Sri Lanka’s Election Commissioner Mahinda Deshapriya, a stickler for rules, has said he cannot give the voter turn-out in the parliamentary election just yet. Polling ended at 4 pm on Monday. It was a peaceful, and perhaps the quietest election that Sri Lanka has ever witnessed.
The official figures for the turn out will have to wait until later tonight, but unofficially, the turn out is being estimated at about 70 per cent.
The two main groupings in the fray for 225 Parliament seats are the Ranil Wickremesinghe-led United National Front for Good Governance, and the Mahinda Rajapaksa-led United People’s Freedom Alliance.

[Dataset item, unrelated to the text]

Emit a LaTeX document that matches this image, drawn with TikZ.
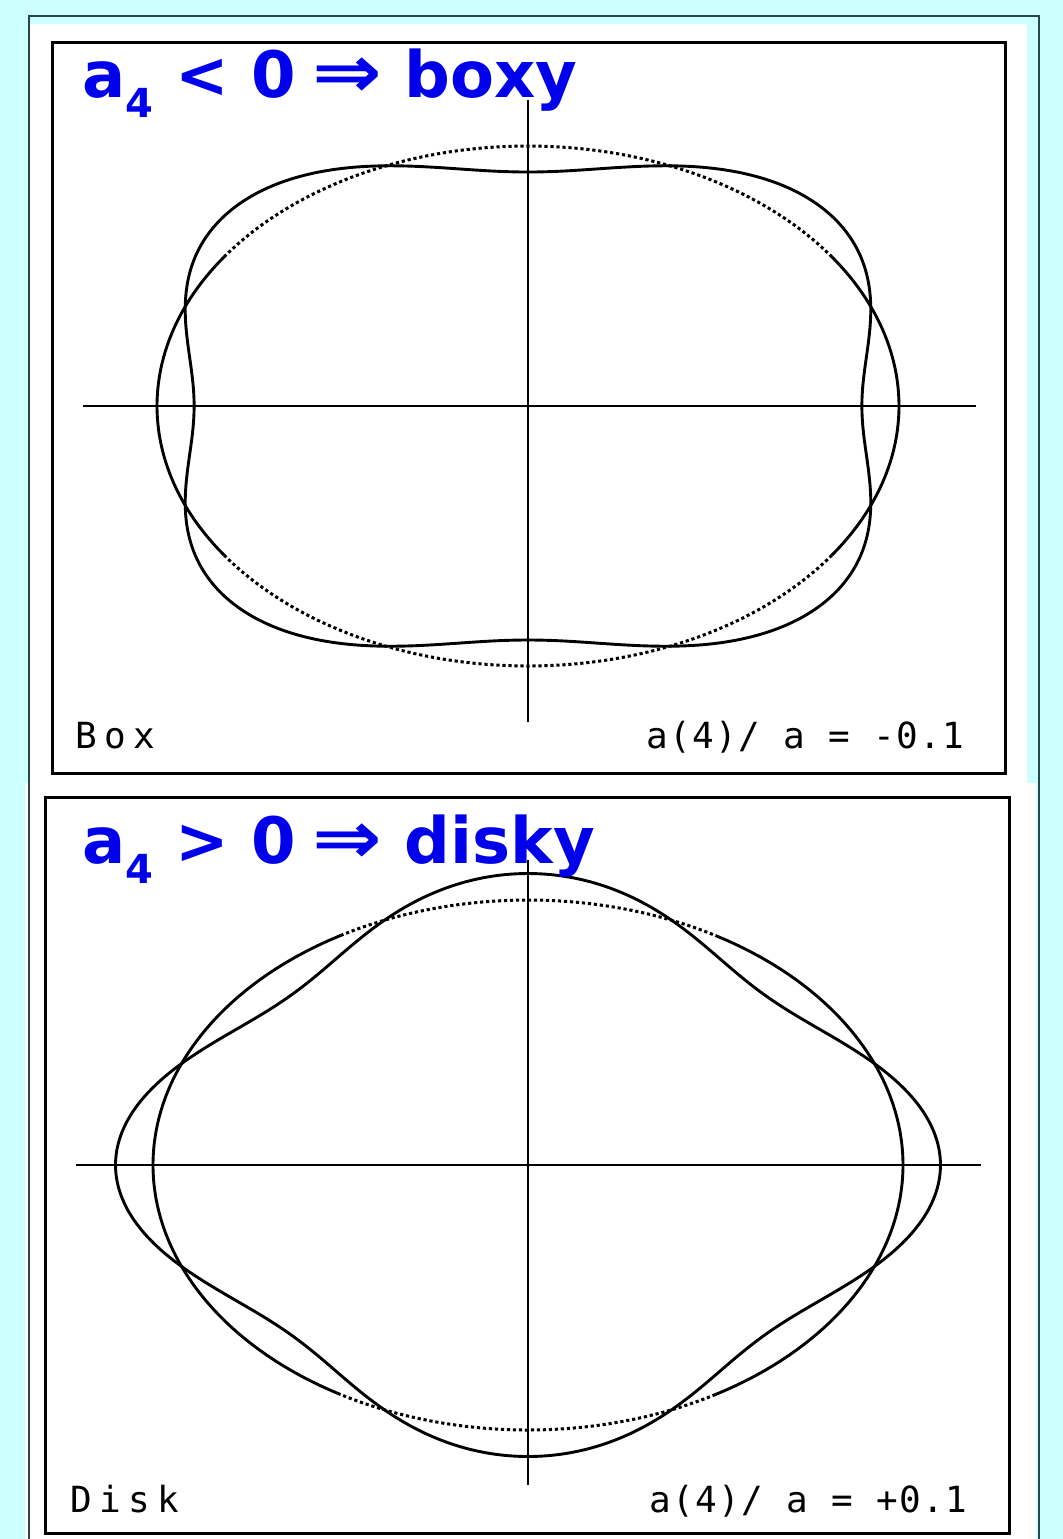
\documentclass[tikz,border=0pt]{standalone}
\usepackage{fontspec}
\setmainfont{DejaVu Sans}
\newfontfamily\plotfont{DejaVu Sans Mono}[LetterSpace=4]
\newfontfamily\widefont{DejaVu Sans Mono}[LetterSpace=20]
\usepackage{xcolor}
\usepackage{tikz}
\usetikzlibrary{positioning}

\definecolor{pagecyan}{RGB}{204,255,255}
\definecolor{framegrey}{RGB}{40,70,70}
\definecolor{titleblue}{RGB}{0,0,235}

\tikzset{
  plotframe/.style={draw=black,line width=1.5pt},
  axisline/.style={line width=1.3pt},
  isophote/.style={line width=1.45pt,line join=round},
  ellipsedots/.style={line width=1.5pt,dash pattern=on 1.6pt off 1.4pt},
  titletext/.style={anchor=base west,inner sep=0pt,text=titleblue,
    font=\fontsize{32}{36}\selectfont\bfseries},
  plotlabel/.style={inner sep=0pt,font=\plotfont\fontsize{18}{20}\selectfont},
  namelabel/.style={inner sep=0pt,anchor=base west,font=\widefont\fontsize{18}{20}\selectfont}
}
\newcommand{\subfour}{\raisebox{-10pt}{\fontsize{20}{22}\selectfont 4}}
\newcommand{\bigimplies}{\hspace{-3pt}\scalebox{1.3}[1.15]{⇒}}

\begin{document}
\begin{tikzpicture}[x=0.5pt,y=-0.5pt,line width=0.6pt]
  \useasboundingbox (0,0) rectangle (1063,1539);
  \fill[pagecyan] (0,0) rectangle (1063,1539);
  \fill[white] (29,24) rectangle (1027,783);
  \fill[white] (25,783) rectangle (1036,1539);
  \draw[framegrey,line width=0.75pt] (29,1539) -- (29,16) -- (1039,16) -- (1039,1539);

  % boxy panel
  \draw[plotframe] (52,42) rectangle (1005,773);
  \draw[axisline] (83,406) -- (976,406);
  \draw[axisline] (528,100) -- (528,722);
  \draw[isophote] plot[domain=-35:35,samples=40,smooth] ({528+371*cos(\x)},{406+260*sin(\x)});
  \draw[isophote] plot[domain=145:215,samples=40,smooth] ({528+371*cos(\x)},{406+260*sin(\x)});
  \draw[ellipsedots] plot[domain=35:145,samples=60,smooth] ({528+371*cos(\x)},{406+260*sin(\x)});
  \draw[ellipsedots] plot[domain=215:325,samples=60,smooth] ({528+371*cos(\x)},{406+260*sin(\x)});
  \draw[isophote] plot[domain=0:360,samples=241,smooth cycle]
    ({528+371*cos(\x)*(1-0.1*cos(4*\x))},{406+260*sin(\x)*(1-0.1*cos(4*\x))});
  \node[namelabel] (boxlabel) at (75,748) {Box};
  \node[plotlabel,anchor=base east] (boxvalue) at (965,748) {a(4)/ a = -0.1};
  \node[titletext] (boxytitle) at (82,97) {a\subfour{} < 0 \bigimplies{} boxy};

  % disky panel
  \draw[plotframe] (45,797) rectangle (1009,1533);
  \draw[axisline] (76,1165) -- (981,1165);
  \draw[axisline] (528,860) -- (528,1485);
  \draw[isophote] plot[domain=-60:60,samples=60,smooth] ({528+375*cos(\x)},{1165+265*sin(\x)});
  \draw[isophote] plot[domain=120:240,samples=60,smooth] ({528+375*cos(\x)},{1165+265*sin(\x)});
  \draw[ellipsedots] plot[domain=60:120,samples=40,smooth] ({528+375*cos(\x)},{1165+265*sin(\x)});
  \draw[ellipsedots] plot[domain=240:300,samples=40,smooth] ({528+375*cos(\x)},{1165+265*sin(\x)});
  \draw[isophote] plot[domain=0:360,samples=241,smooth cycle]
    ({528+375*cos(\x)*(1+0.1*cos(4*\x))},{1165+265*sin(\x)*(1+0.1*cos(4*\x))});
  \node[namelabel] (disklabel) at (70,1512) {Disk};
  \node[plotlabel,anchor=base east] (diskvalue) at (968,1512) {a(4)/ a = +0.1};
  \node[titletext] (diskytitle) at (82,863) {a\subfour{} > 0 \bigimplies{} disky};
\end{tikzpicture}
\end{document}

Turn-outs were low across districts in the early part of the day, which led to speculation that the traditional Sri Lanka Freedom Party/United People’s Freedom Alliance voter base, confused by the split between President Sirisena and Mahinda Rajapaksa, had stayed at home.
But it picked up later in the afternoon, and in all districts, according to unofficial estimates, it was 65 per cent or more, and in some, it was estimated to have touched even 75 per cent.
Going by the unofficial estimates, far greater numbers have turned out than the 61.26 per cent in the last parliamentary election that was held in 2010, which the UPFA won.
High turn-outs are usually associated with voters wanting a change. In the January 2015 presidential election, which saw Rajapaksa’s ouster, there was an 81 per cent turn out, the highest ever recorded in Sri Lanka.
The UPFA left office after Rajapkasa’s defeat, handing over to President Sirisena, who appointed a UNP government led by Ranil Wickremesinghe.
In this election, whether a high turn out is an extension of the January anti-Rajapaksa sentiment, or if this is an anti-Ranil Wickremesinghe vote is proving difficult to tell.
But the UNP, which has been in government only six months along with President Sirisena, has shared credit with him for bringing about positive changes in the country. There is no anti-incumbency attached to it yet.